Fife would be better off if Amazon had not set up shop in Dunfermline, the leader of the Scottish Liberal Democrats has said.
Willie Rennie, who represents the region at Holyrood, made the shock claim during the first leaders’ debate ahead of May’s election.
The company, which pledged to take on 750 permanent workers and employ 1,500 temporary workers at peak times such as Christmas when it opened in the kingdom, has been implicated in a series of controversies involving workers.
Mr Rennie told students at Dundee University’s Dalhousie Building: “The quality of the experience (for staff) is terrible and they (ministers) need to bring these kind of things to an end.
“I think Fife would be far better off if we had invested in home-grown industries rather than chasing tax- dodging companies.”
Last year the company’s UK takings rose to £5.3 billion while the online retailer paid £11.9 million in tax to HMRC, according to accounts filed with Companies House.
The retail giant’s profits were boosted further by £984,249 in Scottish Government grants, it was reported recently, while in February 2013 the GMB trade union held a demonstration outside the Dunfermline warehouse about staff wages.
Mr Rennie’s claim where he added so-called “screwdriver jobs” should be the focus, was met with short shrift from fellow panellists including First Minister Nicola Sturgeon.
She said: “I will leave Willie to argue that folk at Amazon in Fife should lose their job.”
But the SNP leader came under fire for her record in government, with an audience member asking her to look in the eye “local authority workers who are going to lose their jobs” because of cuts to council budgets.
More than 6,000 Dundee City Council staff have been asked to consider voluntary redundancy as the local authority seeks to claw back £23m of savings. The Scottish Government announced a 3.5% cut in its revenue funding last month.
Both Mr Rennie and Labour leader Kezia Dugdale joined in the attacks, with the Lib Dem boss accusing the SNP of talking left but walking right.
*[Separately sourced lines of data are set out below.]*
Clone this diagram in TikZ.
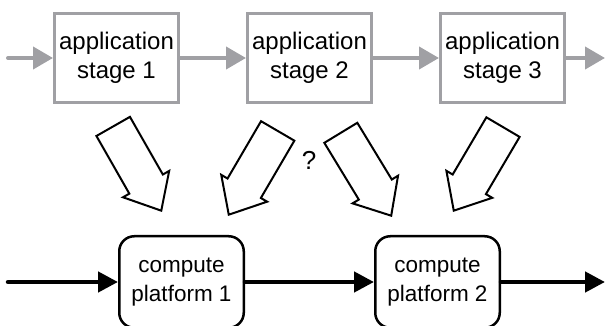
\documentclass[tikz,border=0pt]{standalone}
\usepackage{fontspec}
\setmainfont{Liberation Sans}
\usetikzlibrary{positioning,shapes.arrows,arrows.meta}
\definecolor{stagegray}{RGB}{160,160,164}

\begin{document}
\begin{tikzpicture}[x=1pt,y=1pt,node distance=66pt,
  stagebox/.style={draw=stagegray,line width=3pt,minimum width=124pt,minimum height=89pt,
    align=center,font=\fontsize{24}{29}\selectfont},
  platbox/.style={draw,line width=2.5pt,rounded corners=15pt,minimum width=124.5pt,minimum height=91.5pt,
    align=center,font=\fontsize{22.5}{29}\selectfont},
  flow/.style={draw=stagegray,line width=4pt,line cap=round,-{Triangle[length=20pt,width=22pt,fill=stagegray]}},
  dataflow/.style={draw=black,line width=4.5pt,line cap=round,-{Triangle[length=20pt,width=20pt]}},
  maparrow/.style={draw,line width=2pt,single arrow,minimum height=97pt,text height=0pt,text depth=0pt,
    inner xsep=0pt,inner ysep=18.3pt,single arrow head extend=7.3pt,single arrow tip angle=82,anchor=tip}]
  \useasboundingbox (0,0) rectangle (605,326);
  \node (a1) [stagebox] at (116.5,268) {application\\stage 1};
  \node (a2) [stagebox,right=of a1] {application\\stage 2};
  \node (a3) [stagebox,right=of a2] {application\\stage 3};
  \node (c1) [platbox] at (181.5,44) {compute\\platform 1};
  \node (c2) [platbox,right=129pt of c1] {compute\\platform 2};
  \coordinate (ain) at (8,268);
  \coordinate (aout) at (605,268);
  \coordinate (cin) at (8,44);
  \coordinate (cout) at (605,44);
  \draw[flow] (ain) -- (a1);
  \draw[flow] (a1) -- (a2);
  \draw[flow] (a2) -- (a3);
  \draw[flow] (a3) -- (aout);
  \draw[dataflow] (cin) -- (c1);
  \draw[dataflow] (c1) -- (c2);
  \draw[dataflow] (c2) -- (cout);
  \node (m1) [maparrow,rotate=-60.3] at (162,114) {};
  \node (m2) [maparrow,rotate=-120.3] at (228,110) {};
  \node (m3) [maparrow,rotate=-58.7] at (392,109) {};
  \node (m4) [maparrow,rotate=-120.5] at (453,114) {};
  \node (q) [font=\fontsize{26}{29}\selectfont] at (309,166) {?};
\end{tikzpicture}
\end{document}
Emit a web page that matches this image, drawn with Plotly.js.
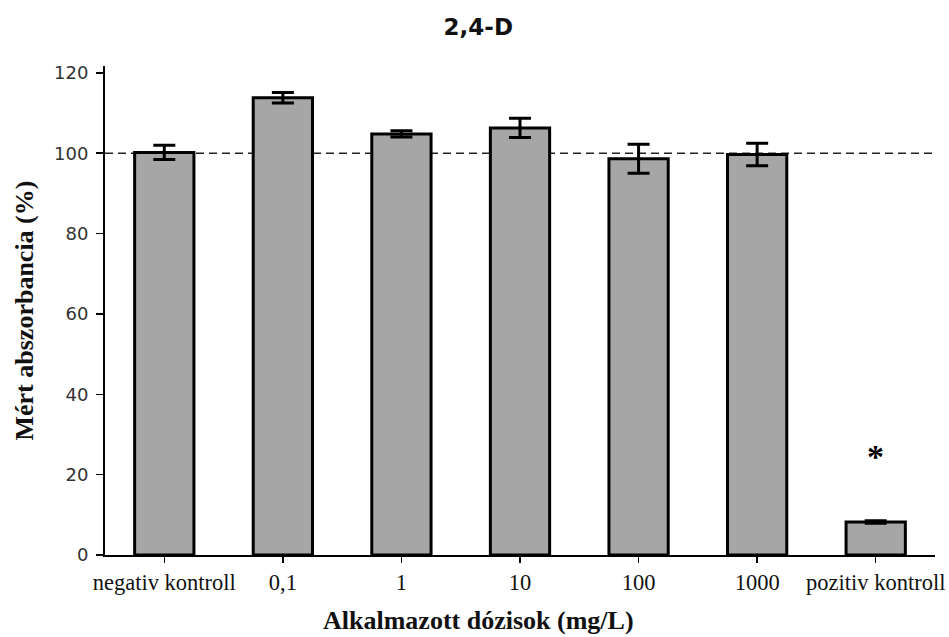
<!DOCTYPE html>
<html>
<head>
<meta charset="utf-8">
<script src="https://cdn.plot.ly/plotly-3.0.1.min.js"></script>
<style>html,body{margin:0;padding:0;background:#fff;}#chart{width:949px;height:637px;}</style>
</head>
<body>
<div id="chart"></div>
<script>
const categories = ["negativ kontroll", "0,1", "1", "10", "100", "1000", "pozitiv kontroll"];
const values = [100.2, 113.8, 104.8, 106.3, 98.6, 99.7, 8.2];
const errors = [1.8, 1.3, 0.8, 2.4, 3.6, 2.8, 0.3];
const referenceLevel = 100;
const significanceMark = {category: "pozitiv kontroll", y: 24.5, text: "*"};
const yTicks = [0, 20, 40, 60, 80, 100, 120];

const trace = {
  type: "bar",
  x: categories,
  y: values,
  marker: {color: "#a6a6a6", line: {color: "#000", width: 3}},
  error_y: {type: "data", array: errors, visible: true, color: "#000", thickness: 3, width: 11},
  hoverinfo: "x+y"
};

const margin = {l: 105, r: 14, t: 66, b: 82};
const plotW = 949 - margin.l - margin.r;
const plotH = 637 - margin.t - margin.b;

const layout = {
  width: 949, height: 637,
  margin: margin,
  paper_bgcolor: "#fff", plot_bgcolor: "#fff",
  showlegend: false,
  bargap: 0.5,
  title: {text: "<b>2,4-D</b>", x: 0.504, xref: "container", xanchor: "center", y: 0.958, yref: "container", yanchor: "middle",
          font: {family: "DejaVu Sans", size: 23, color: "#111"}},
  xaxis: {
    type: "category", range: [-0.5, 6.5],
    showline: true, linecolor: "#000", linewidth: 2,
    ticks: "outside", ticklen: 6, tickwidth: 1.5, tickcolor: "#000",
    showgrid: false, zeroline: false,
    tickfont: {family: "Liberation Serif", size: 22.5, color: "#111"}
  },
  yaxis: {
    range: [0, 121.7], tickvals: yTicks,
    showline: true, linecolor: "#000", linewidth: 2,
    ticks: "outside", ticklen: 7, tickwidth: 1.5, tickcolor: "#000",
    ticklabelstandoff: 4,
    showgrid: false, zeroline: false,
    tickfont: {family: "DejaVu Sans", size: 18, color: "#333"}
  },
  shapes: [{
    type: "line", xref: "paper", x0: 0, x1: 1, yref: "y", y0: referenceLevel, y1: referenceLevel,
    layer: "below", line: {color: "#222", width: 1.5, dash: "8px,5px"}
  }],
  annotations: [{
    x: significanceMark.category, y: significanceMark.y, xref: "x", yref: "y",
    text: "<b>" + significanceMark.text + "</b>", showarrow: false,
    font: {family: "Liberation Serif", size: 34, color: "#000"}
  }, {
    // x-axis title, centred on the page as in the reference
    x: (478.5 - margin.l) / plotW, xref: "paper",
    y: -(620 - (637 - margin.b)) / plotH, yref: "paper",
    xanchor: "center", yanchor: "middle",
    text: "<b>Alkalmazott dózisok (mg/L)</b>", showarrow: false,
    font: {family: "Liberation Serif", size: 26, color: "#111"}
  }, {
    // y-axis title
    x: -(margin.l - 24) / plotW, xref: "paper",
    y: 0.5, yref: "paper",
    xanchor: "center", yanchor: "middle", textangle: -90,
    text: "<b>Mért abszorbancia (%)</b>", showarrow: false,
    font: {family: "Liberation Serif", size: 26, color: "#111"}
  }]
};

Plotly.newPlot("chart", [trace], layout, {displayModeBar: false, staticPlot: true});
</script>
</body>
</html>
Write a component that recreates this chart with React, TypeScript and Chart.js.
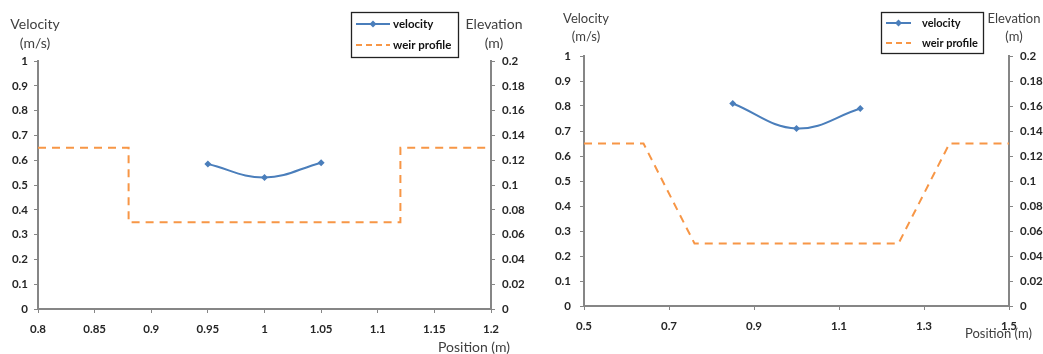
import React, { useEffect, useRef } from "react";
import { Chart, registerables } from "chart.js";
Chart.register(...registerables);

// ---- data: left chart ----
const leftPositions = [0.95, 1.0, 1.05];
const leftVelocity = [0.585, 0.53, 0.59];
const leftWeirX = [0.8, 0.88, 0.88, 1.12, 1.12, 1.2];
const leftWeirY = [0.13, 0.13, 0.07, 0.07, 0.13, 0.13];
const leftXTicks = [0.8, 0.85, 0.9, 0.95, 1, 1.05, 1.1, 1.15, 1.2];

// ---- data: right chart ----
const rightPositions = [0.85, 1.0, 1.15];
const rightVelocity = [0.81, 0.71, 0.79];
const rightWeirX = [0.5, 0.64, 0.76, 1.24, 1.36, 1.5];
const rightWeirY = [0.13, 0.13, 0.05, 0.05, 0.13, 0.13];
const rightXTicks = [0.5, 0.7, 0.9, 1.1, 1.3, 1.5];

const velocityTicks = [0, 0.1, 0.2, 0.3, 0.4, 0.5, 0.6, 0.7, 0.8, 0.9, 1];
const elevationTicks = [0, 0.02, 0.04, 0.06, 0.08, 0.1, 0.12, 0.14, 0.16, 0.18, 0.2];

const seriesNames = ["velocity", "weir profile"];
const BLUE = "#4a7ebb";
const ORANGE = "#f79646";
const AXIS = "#868686";
const FONT = "Lato";

type Geo = {
  canvasLeft: number;
  width: number;
  plotLeft: number;
  plotRight: number;
  plotTop: number;
  plotBottom: number;
  yPad: number;
  y2Pad: number;
  xPad: number;
  titleSize: number;
  legendSize: number;
  velTitle: [number, number, number];
  elevTitle: [number, number, number];
  legend: { x: number; y: number; w: number; h: number; rows: [number, number]; l1: number; l2: number; tx: number };
  posTitle: [number, number];
};

const fmt = (v: number) => String(Math.round(v * 1000) / 1000);

function makeConfig(
  positions: number[],
  velocity: number[],
  weirX: number[],
  weirY: number[],
  xTicks: number[],
  g: Geo
): any {
  const H = 354;
  const xAxisH = 30;
  const textPlugin = {
    id: "texts",
    afterDraw(chart: any) {
      const ctx = chart.ctx as CanvasRenderingContext2D;
      ctx.save();
      ctx.fillStyle = "#404040";
      ctx.font = `${g.titleSize}px ${FONT}`;
      ctx.textBaseline = "middle";
      ctx.textAlign = "center";
      ctx.fillText("Velocity", g.velTitle[0], g.velTitle[1]);
      ctx.fillText("(m/s)", g.velTitle[0], g.velTitle[2]);
      ctx.fillText("Elevation", g.elevTitle[0], g.elevTitle[1]);
      ctx.fillText("(m)", g.elevTitle[0], g.elevTitle[2]);
      ctx.textAlign = "left";
      ctx.fillText("Position (m)", g.posTitle[0], g.posTitle[1]);

      // legend
      const L = g.legend;
      ctx.fillStyle = "#ffffff";
      ctx.fillRect(L.x, L.y, L.w, L.h);
      ctx.strokeStyle = "#222";
      ctx.lineWidth = 1.3;
      ctx.strokeRect(L.x + 0.5, L.y + 0.5, L.w, L.h);
      // velocity sample
      ctx.strokeStyle = BLUE;
      ctx.lineWidth = 2;
      ctx.beginPath();
      ctx.moveTo(L.l1, L.rows[0]);
      ctx.lineTo(L.l2, L.rows[0]);
      ctx.stroke();
      const mx = (L.l1 + L.l2) / 2;
      ctx.fillStyle = BLUE;
      ctx.beginPath();
      ctx.moveTo(mx, L.rows[0] - 3.5);
      ctx.lineTo(mx + 3.5, L.rows[0]);
      ctx.lineTo(mx, L.rows[0] + 3.5);
      ctx.lineTo(mx - 3.5, L.rows[0]);
      ctx.closePath();
      ctx.fill();
      // weir sample
      ctx.strokeStyle = ORANGE;
      ctx.setLineDash([6, 4]);
      ctx.beginPath();
      ctx.moveTo(L.l1, L.rows[1]);
      ctx.lineTo(L.l2, L.rows[1]);
      ctx.stroke();
      ctx.setLineDash([]);
      ctx.fillStyle = "#111";
      ctx.font = `bold ${g.legendSize}px ${FONT}`;
      ctx.fillText(seriesNames[0], L.tx, L.rows[0]);
      ctx.fillText(seriesNames[1], L.tx, L.rows[1]);
      ctx.restore();
    },
  };

  const tickFont = { family: FONT, size: 11.5, weight: "bold" as const };
  const grid = {
    drawOnChartArea: false,
    drawTicks: true,
    tickLength: 4,
    color: AXIS,
    lineWidth: 1,
  };
  const border = { display: true, color: AXIS, width: 2 };

  return {
    type: "line",
    data: {
      datasets: [
        {
          label: seriesNames[0],
          data: positions.map((x, i) => ({ x, y: velocity[i] })),
          borderColor: BLUE,
          backgroundColor: BLUE,
          borderWidth: 2,
          pointStyle: "rectRot",
          pointRadius: 3.5,
          pointBorderWidth: 0,
          tension: 0.4,
          yAxisID: "y",
        },
        {
          label: seriesNames[1],
          data: weirX.map((x, i) => ({ x, y: weirY[i] })),
          borderColor: ORANGE,
          backgroundColor: ORANGE,
          borderWidth: 2,
          borderDash: [8, 6],
          pointRadius: 0,
          tension: 0,
          yAxisID: "y2",
        },
      ],
    },
    options: {
      animation: false,
      responsive: false,
      maintainAspectRatio: false,
      layout: {
        padding: {
          top: g.plotTop,
          left: 0,
          right: 0,
          bottom: H - g.plotBottom - xAxisH,
        },
      },
      plugins: { legend: { display: false }, tooltip: { enabled: false } },
      scales: {
        x: {
          type: "linear",
          min: xTicks[0],
          max: xTicks[xTicks.length - 1],
          grid,
          border,
          afterBuildTicks: (s: any) => {
            s.ticks = xTicks.map((v) => ({ value: v }));
          },
          afterFit: (s: any) => {
            s.height = xAxisH;
          },
          ticks: {
            font: tickFont,
            color: "#262626",
            padding: g.xPad,
            maxRotation: 0,
            autoSkip: false,
            callback: (v: number) => fmt(v),
          },
        },
        y: {
          position: "left",
          min: 0,
          max: 1,
          grid,
          border,
          afterBuildTicks: (s: any) => {
            s.ticks = velocityTicks.map((v) => ({ value: v }));
          },
          afterFit: (s: any) => {
            s.width = g.plotLeft;
          },
          ticks: {
            font: tickFont,
            color: "#262626",
            padding: g.yPad,
            callback: (v: number) => fmt(v),
          },
        },
        y2: {
          position: "right",
          min: 0,
          max: 0.2,
          grid,
          border,
          afterBuildTicks: (s: any) => {
            s.ticks = elevationTicks.map((v) => ({ value: v }));
          },
          afterFit: (s: any) => {
            s.width = g.width - g.plotRight;
          },
          ticks: {
            font: tickFont,
            color: "#262626",
            padding: g.y2Pad,
            callback: (v: number) => fmt(v),
          },
        },
      },
    },
    plugins: [textPlugin],
  };
}

const leftGeo: Geo = {
  canvasLeft: 0,
  width: 540,
  plotLeft: 38,
  plotRight: 491,
  plotTop: 61,
  plotBottom: 309,
  yPad: 6,
  y2Pad: 7,
  xPad: 9,
  titleSize: 14,
  legendSize: 11.5,
  velTitle: [35, 24, 43],
  elevTitle: [494, 24, 43],
  legend: { x: 351, y: 12, w: 107, h: 45, rows: [24, 45], l1: 356, l2: 390, tx: 393 },
  posTitle: [438, 347],
};

const rightGeo: Geo = {
  canvasLeft: 520,
  width: 523,
  plotLeft: 64,
  plotRight: 489,
  plotTop: 56,
  plotBottom: 306,
  yPad: 9,
  y2Pad: 7,
  xPad: 9,
  titleSize: 13,
  legendSize: 11,
  velTitle: [66, 19, 37],
  elevTitle: [494, 19, 37],
  legend: { x: 361, y: 12, w: 102, h: 41, rows: [23, 43], l1: 366, l2: 391, tx: 402 },
  posTitle: [445, 334],
};

function ChartBox(props: { cfg: () => any; geo: Geo }) {
  const ref = useRef<HTMLCanvasElement | null>(null);
  useEffect(() => {
    if (!ref.current) return;
    const chart = new Chart(ref.current, props.cfg());
    return () => chart.destroy();
  }, []);
  return (
    <canvas
      ref={ref}
      width={props.geo.width}
      height={354}
      style={{
        position: "absolute",
        left: props.geo.canvasLeft,
        top: 0,
        width: props.geo.width,
        height: 354,
      }}
    />
  );
}

export default function App() {
  return (
    <div
      style={{
        position: "absolute",
        left: 0,
        top: 0,
        width: 1043,
        height: 354,
        background: "#fff",
        overflow: "hidden",
      }}
    >
      <ChartBox
        geo={leftGeo}
        cfg={() => makeConfig(leftPositions, leftVelocity, leftWeirX, leftWeirY, leftXTicks, leftGeo)}
      />
      <ChartBox
        geo={rightGeo}
        cfg={() => makeConfig(rightPositions, rightVelocity, rightWeirX, rightWeirY, rightXTicks, rightGeo)}
      />
    </div>
  );
}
He also pointed out that there are no mental health beds for children north of the Tay.
The wide-ranging debate also took in topics including the referendum on EU membership, with Conservative MSP Alex Johnstone filling in for Ruth Davidson, the only party leader who did not attend expressing his scepticism about the alliance with Brussels.
Scottish Green’s co-convener Patrick Harvie said there should be a move away from focusing on oil and gas for economic stimulation and called for the spotlight to be turned on securing decommissioning contracts.
Mr Johnstone argued in favour of a low tax economy as a way of stimulating the economy.
Ms Dugdale outlined her commitment to education and backed the Scottish Government’s policy of integrating health and social care.